The Zebra brush pen is one of my favorites, hands down. When you begin using this brush pen, it behaves rigidly and with little give on the downstrokes. Work with it for a bit, and I mean really push down on that tip during the downstroke and it will break in to the point where you can push it to a 90 degree angle and it will spring back. It will retain a permanant kink in the tip, but it will continue to perform for you. Keep pushing this pen to the limit and it will develop a blob of felt tip marker ink on the end. No problem. I trim that off with my x-acto knife and keep going. I've run these dry and still been happy with a dry brushstroke effect. You know the life of this pen is over when the tip begins to separate from the shaft of the pen and splays out slightly. For $2.50, I trash one of these every two weeks.

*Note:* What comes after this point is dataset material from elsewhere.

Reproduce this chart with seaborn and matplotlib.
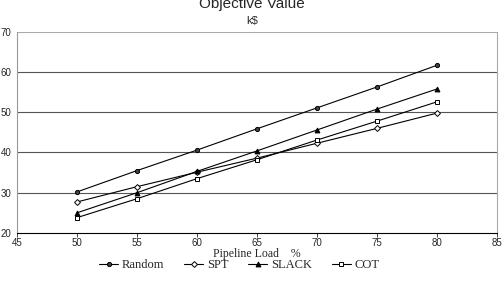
import numpy as np
import pandas as pd
import matplotlib
matplotlib.use("Agg")
import matplotlib.pyplot as plt
import seaborn as sns

load = [50, 55, 60, 65, 70, 75, 80]
random_vals = [30.2, 35.5, 40.6, 45.9, 51.1, 56.3, 61.7]
spt_vals = [27.7, 31.5, 35.1, 38.6, 42.3, 46.0, 49.8]
slack_vals = [25.0, 30.0, 35.3, 40.4, 45.6, 50.8, 55.8]
cot_vals = [23.8, 28.5, 33.5, 38.2, 43.1, 47.8, 52.6]

series = ["Random", "SPT", "SLACK", "COT"]
df = pd.DataFrame({"load": load, "Random": random_vals, "SPT": spt_vals,
                   "SLACK": slack_vals, "COT": cot_vals})
df = df.melt(id_vars="load", var_name="policy", value_name="value")

sns.set_style("white")
fig = plt.figure(figsize=(5.04, 2.9), dpi=100)
ax = fig.add_axes([0.034, 0.197, 0.952, 0.693])

markers = {"Random": "o", "SPT": "D", "SLACK": "^", "COT": "s"}
sizes = {"Random": 3, "SPT": 3, "SLACK": 3.5, "COT": 3.5}
faces = {"Random": "#444444", "SPT": "white", "SLACK": "black", "COT": "white"}

for name in series:
    sub = df[df.policy == name]
    sns.lineplot(data=sub, x="load", y="value", ax=ax, color="black", lw=0.8,
                 marker=markers[name], markersize=sizes[name],
                 markerfacecolor=faces[name], markeredgecolor="black",
                 markeredgewidth=0.7, label=name, legend=False)

ax.set_xlim(45, 85)
ax.set_ylim(20, 70)
ax.set_xticks(range(45, 90, 5))
ax.set_yticks(range(20, 80, 10))
for y in [30, 40, 50, 60]:
    ax.axhline(y, color="#555555", lw=0.8, zorder=0)
ax.axhline(70, color="#aaaaaa", lw=0.8, zorder=0)

ax.tick_params(axis="both", labelsize=7, length=3, width=0.6, pad=1, direction="out")
ax.tick_params(axis="y", length=0, pad=4)
ax.tick_params(axis="x", bottom=True)
for lab in ax.get_xticklabels() + ax.get_yticklabels():
    lab.set_family("Liberation Sans")
ax.spines["top"].set_visible(False)
ax.spines["right"].set_color("#aaaaaa")
ax.spines["left"].set_color("#999999")
ax.spines["bottom"].set_color("black")
for s in ax.spines.values():
    s.set_linewidth(0.8)

ax.set_xlabel("Pipeline Load    %", family="Liberation Serif", fontsize=8.5, labelpad=0)
ax.set_ylabel("")

# title sits partly above the top edge, as in the reference
fig.text(0.5, 0.985, "Objective Value", ha="center", va="center",
         family="Liberation Sans", fontsize=11)
fig.text(0.5, 0.928, "k$", ha="center", va="center",
         family="Liberation Sans", fontsize=8)

h, l = ax.get_legend_handles_labels()
fig.legend(h, l, loc="center", bbox_to_anchor=(0.475, 0.085), ncol=4,
           frameon=False, prop={"family": "Liberation Serif", "size": 9},
           handlelength=1.5, columnspacing=1.6, handletextpad=0.3)

fig.savefig("out.png", dpi=100)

I don't mention it in my lefty supplies list for a couple reasons.
1. BAD HABITS
I developed some bad brush-lettering habits with it. When you're using a brush marker that creates an inconsistently sized downstroke, your overall character x-height can vary... a lot! When you're beginning a practice, consistency is key. Using the same pen to produce a character with a 5-15 mm x-height is not very consistent. My other odd habit with it is to push straight down into a downstroke. You cannot do this with many brush pens and it's kind of cheating. The idea of the downstroke having a nice thick shade has to do with using the side of it as you pull downward. Not smooshing the tip into the paper until it bends to your will. Bad habit!